Select, from the material below, each line with "React" in it.

== COLLECTED DATA

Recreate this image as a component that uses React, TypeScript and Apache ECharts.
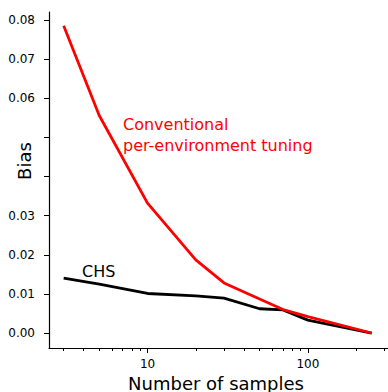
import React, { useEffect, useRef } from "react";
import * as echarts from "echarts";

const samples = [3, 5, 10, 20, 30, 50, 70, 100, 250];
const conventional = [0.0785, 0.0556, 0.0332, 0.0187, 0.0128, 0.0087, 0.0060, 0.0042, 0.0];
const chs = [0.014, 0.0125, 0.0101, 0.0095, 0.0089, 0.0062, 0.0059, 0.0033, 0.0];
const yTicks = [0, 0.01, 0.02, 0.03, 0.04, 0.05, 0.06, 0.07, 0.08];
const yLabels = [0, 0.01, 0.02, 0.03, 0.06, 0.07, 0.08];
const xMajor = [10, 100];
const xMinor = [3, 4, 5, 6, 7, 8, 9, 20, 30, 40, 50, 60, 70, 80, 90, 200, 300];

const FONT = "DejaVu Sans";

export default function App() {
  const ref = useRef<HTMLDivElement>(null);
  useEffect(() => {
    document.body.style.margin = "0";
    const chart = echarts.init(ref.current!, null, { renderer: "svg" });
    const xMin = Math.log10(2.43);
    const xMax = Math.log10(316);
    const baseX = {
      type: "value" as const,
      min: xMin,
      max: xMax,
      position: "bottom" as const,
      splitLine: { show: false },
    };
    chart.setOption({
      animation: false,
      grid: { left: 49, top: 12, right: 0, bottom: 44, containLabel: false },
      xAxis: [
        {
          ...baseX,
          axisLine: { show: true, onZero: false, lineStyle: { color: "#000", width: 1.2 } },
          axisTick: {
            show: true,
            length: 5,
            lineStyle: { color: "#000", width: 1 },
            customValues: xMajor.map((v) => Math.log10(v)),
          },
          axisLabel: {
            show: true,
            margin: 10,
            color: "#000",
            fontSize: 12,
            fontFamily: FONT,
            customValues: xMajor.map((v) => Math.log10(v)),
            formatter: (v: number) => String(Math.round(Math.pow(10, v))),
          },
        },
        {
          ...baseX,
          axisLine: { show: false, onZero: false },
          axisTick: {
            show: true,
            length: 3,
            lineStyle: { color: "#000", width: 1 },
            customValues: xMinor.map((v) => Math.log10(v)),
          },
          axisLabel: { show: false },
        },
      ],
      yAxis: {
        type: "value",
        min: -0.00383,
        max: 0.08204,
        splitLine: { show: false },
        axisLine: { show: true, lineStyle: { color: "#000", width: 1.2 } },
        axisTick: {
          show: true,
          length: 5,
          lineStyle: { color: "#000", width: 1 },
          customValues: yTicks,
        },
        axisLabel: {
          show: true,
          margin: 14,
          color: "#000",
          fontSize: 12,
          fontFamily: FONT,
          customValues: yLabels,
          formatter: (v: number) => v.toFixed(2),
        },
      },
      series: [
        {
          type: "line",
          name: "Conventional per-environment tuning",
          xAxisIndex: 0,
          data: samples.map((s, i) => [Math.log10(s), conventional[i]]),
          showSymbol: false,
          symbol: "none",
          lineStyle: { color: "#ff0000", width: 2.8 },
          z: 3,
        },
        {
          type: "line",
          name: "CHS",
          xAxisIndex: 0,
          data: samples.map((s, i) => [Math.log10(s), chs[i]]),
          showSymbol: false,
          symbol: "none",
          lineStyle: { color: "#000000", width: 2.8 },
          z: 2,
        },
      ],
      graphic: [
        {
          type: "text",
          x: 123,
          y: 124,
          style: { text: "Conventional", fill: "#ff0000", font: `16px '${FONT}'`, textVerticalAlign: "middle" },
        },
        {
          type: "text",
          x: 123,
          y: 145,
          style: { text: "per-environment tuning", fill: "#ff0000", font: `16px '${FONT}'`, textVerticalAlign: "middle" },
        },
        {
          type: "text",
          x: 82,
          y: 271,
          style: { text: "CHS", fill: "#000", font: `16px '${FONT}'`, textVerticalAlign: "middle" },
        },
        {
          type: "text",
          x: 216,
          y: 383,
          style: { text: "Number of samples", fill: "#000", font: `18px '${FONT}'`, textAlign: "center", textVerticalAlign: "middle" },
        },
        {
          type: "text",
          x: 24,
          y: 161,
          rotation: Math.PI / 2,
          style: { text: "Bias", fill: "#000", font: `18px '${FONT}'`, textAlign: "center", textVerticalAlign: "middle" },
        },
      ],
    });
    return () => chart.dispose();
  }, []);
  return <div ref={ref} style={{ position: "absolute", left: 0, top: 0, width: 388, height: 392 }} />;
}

====

REPLY:
Recreate this image as a component that uses React, TypeScript and Apache ECharts.
import React, { useEffect, useRef } from "react";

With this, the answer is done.